Ich ging in das Buchladen-Café »Coffee Friends«, bestellte mir »Vegan Hazelnut Chocolate« mit Hafermilch und setzte mich an einen kleinen runden Tisch.
Ich dachte über das Treffen mit den linken Mädchen nach. Wie wäre es, wenn ich auf der Straße meine Handlesekunst gegen eine kleine Spende anbiete, die sich interessierte Passanten selbst aussuchen können? Je besser ich im Handlesen werde, desto mehr würden die Leute wahrscheinlich spenden. Ein spannender Gedanke. So würde ich meine Handlesefähigkeiten trainieren. Ich merke gerade: Von Tag zu Tag fühle ich mich mehr mit den Menschen um mich herum verbunden. Eine schöne Veränderung.
Bis 17 Uhr war ich bei Hugendubel, dann ging es zurück in die WG. Als ich am Vahrenwalder Platz ausstieg, sah ich eine ältere, etwas dickere Frau, die ihre Schnürsenkel nicht gebunden hatte. Ich hatte die Befürchtung, dass sie darüber stolpert. Ich habe sie eingeholt und an der Shulter angetippt.
»Dein Schnürsenkel ist offen.«
»Oh, danke«, sagte sie und bückte sich, um den Schnürsenkel zu binden.
Zu Hause habe ich zum allerersten Mal die Linsen nicht im Kochtopf der WG, sondern direkt in meiner Titan-Brotdose gekocht. Und das hat erstaunlich gut geklappt. Titan leitet die Wärme sehr gut, so dass die Linsen schneller gar waren als in einem Edelstahltopf. Und ich brauchte den Topf hinterher nicht abzuwaschen. Noch grüne Bohnen, Olivenöl und geschroteter Leinsamen rein und fertig war das Essen für morgen. Einfach genial. Ich liebe meine Brotdose aus Titan!
Vor der Laptop-Downtime habe ich mir noch ein Motivationsvideo angeschaut, um nicht wieder zum Kaffeetrinker zu werden. Ich habe etwas Neues über Koffein gelernt: Koffein bindet B-Vitamine und hemmt die Eisenaufnahme. Und die Kaffeepflanze schützt sich mit Koffein vor Fressfeinden.
Ich bin heute dankbar:
- Dass ich mich nicht vom Verstand verleiten ließ, einen Kaffee zu trinken.
- Für die Möglichkeit, das Schnorren auf der Straße auszuprobieren.
- Für den leckeren »Vegan Hazelnut Chocolate«.

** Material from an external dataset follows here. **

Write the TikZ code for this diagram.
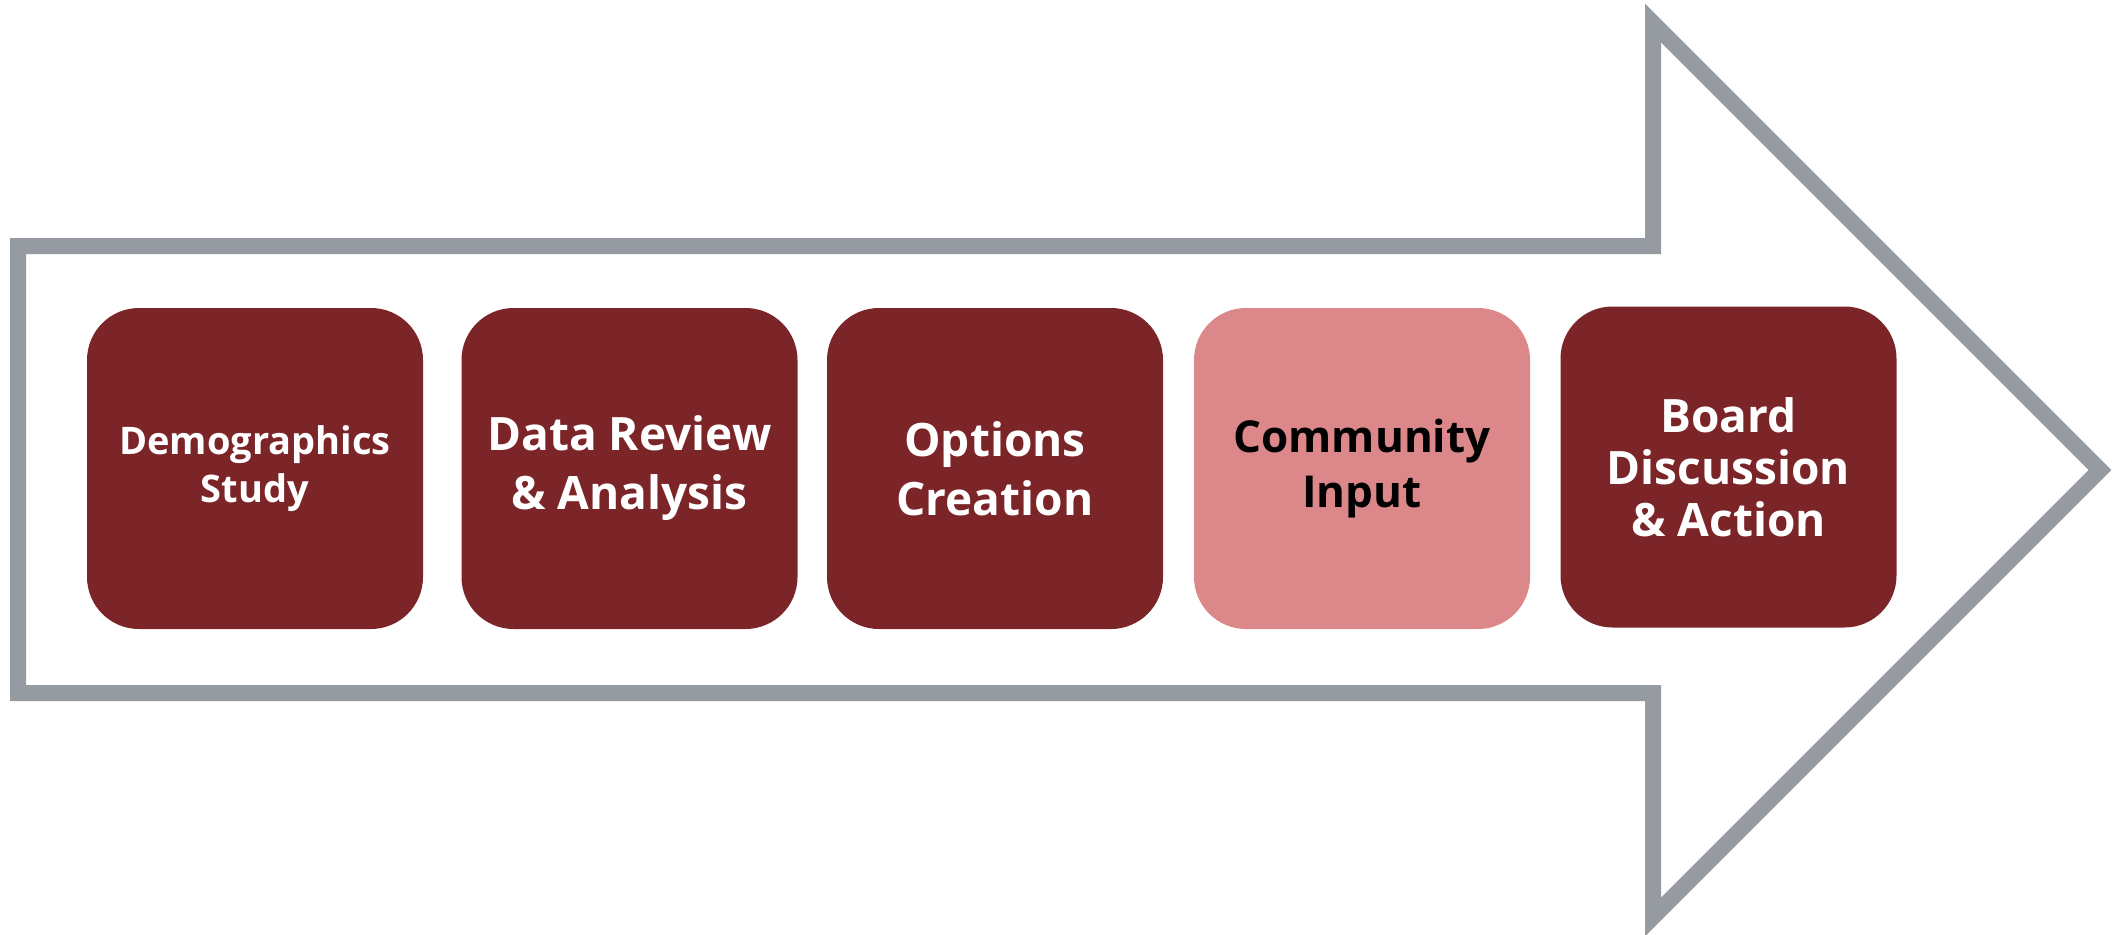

- Für meinen Mut, meine Socken auf ein Paar zu reduzieren.
Mikroveränderung: Ich besitze nur ein Paar schwarze Socken aus Merinowolle für kalte Tage und besondere Anlässe. An warmen Tagen bin ich meistens barfuß unterwegs. Von heute an werde ich lernen, weniger Socken zu tragen. Ein Paar Socken weniger, um die ich mich kümmern muss (waschen, trocknen, ersetzen, einpacken etc.).